Should I Have More Than One Monitor on My Desktop?

April 19th, 2012 by Jessica Glynn

Are Two Monitors Better Than One?

Have you ever been working on something that required you to have so many windows open that you couldn’t keep track of them all?  If so, upgrading to two monitors may be right for you.

Having two monitors gives you the ability to spread out everything you have open and look at more than one thing at a time.  It can potentially increase your productivity as you easily work with two windows open, rather than having to pass back and forth between the two, which can be confusing.

There are many benefits to having a dual monitor set up.  One increasingly common use is using Skype for a meeting on one screen, while being able to access programs for the meeting on the other.  This is good for pulling up reports, websites, or taking notes as they are being discussed during the meeting.

I always have my email open on the monitor on the left, and the internet open on the monitor on my right.  This allows me to open links that were sent to me in emails while I still have the email open next to the links’ window.  I can also easily reference information I found online as I am composing emails.  I also keep all of my documents on the left monitor so I can easily document research from online sources as I am working on reports and writing projects.

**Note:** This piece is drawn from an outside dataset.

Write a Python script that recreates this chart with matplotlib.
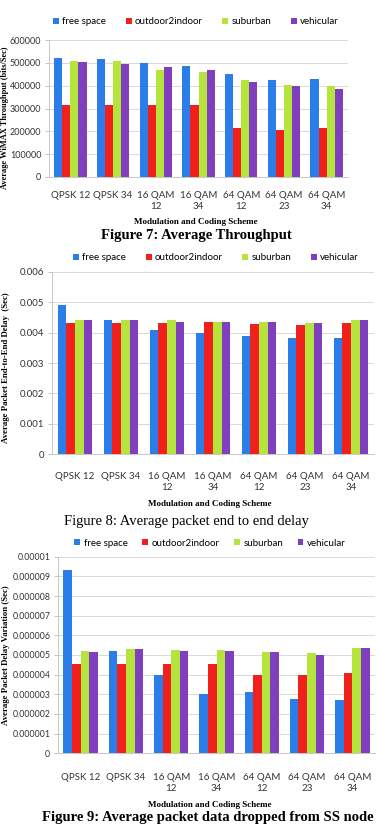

I also use the second monitor to double check how things on our website look in different web browsers.  Just because something looks good or works properly in one browser does not necessarily mean it looks good or works across all browsers.  I normally use Firefox, which is always on my right monitor, but open internet explorer on the left.  I am also able to quickly see if anything looks different for someone who is not signed in viewing the webpage, without having to sign out, since I am looking at it from two different applications, one I am signed into and one I am not.  Anyone who updates their own website should use this practice anytime they make a change.  While this practice can and should be done by someone who has only one monitor, if changes need to be made, the second monitor makes the process that much more convenient and simple to complete.

If you do upgrade to two monitors you must make sure your computer is aware of it.  While it will not cause any problems having two separate programs on the two separate screens, if your computer thinks you only have one screen you will not be able to have two of the same program opened on different screens.  So for example, if I am working with two different Word documents and my computer thinks I only have one monitor, it will force me to keep both of those documents on the same screen.  To remedy this:

•    Go to your start menu and select control panel
•    Open the display icon
•    Click the settings tab
•    Choose 2 monitors and click okay or apply
•    Open the two documents in reduced windows (minimized and maximized windows both won’t work)
•   Drag one of the windows to the other screen

The biggest thing you should consider in deciding whether or not you need a second monitor is, is it worth it for you?  Weigh the time you have lost switching between multiple windows against the cost of the monitor.  Consider the potential increased productivity.   Ask yourself if there were times when you just had too much open and ended up having to fix an error you made because you were putting data in the wrong place.  A second monitor is not for everyone, but it might be right for you.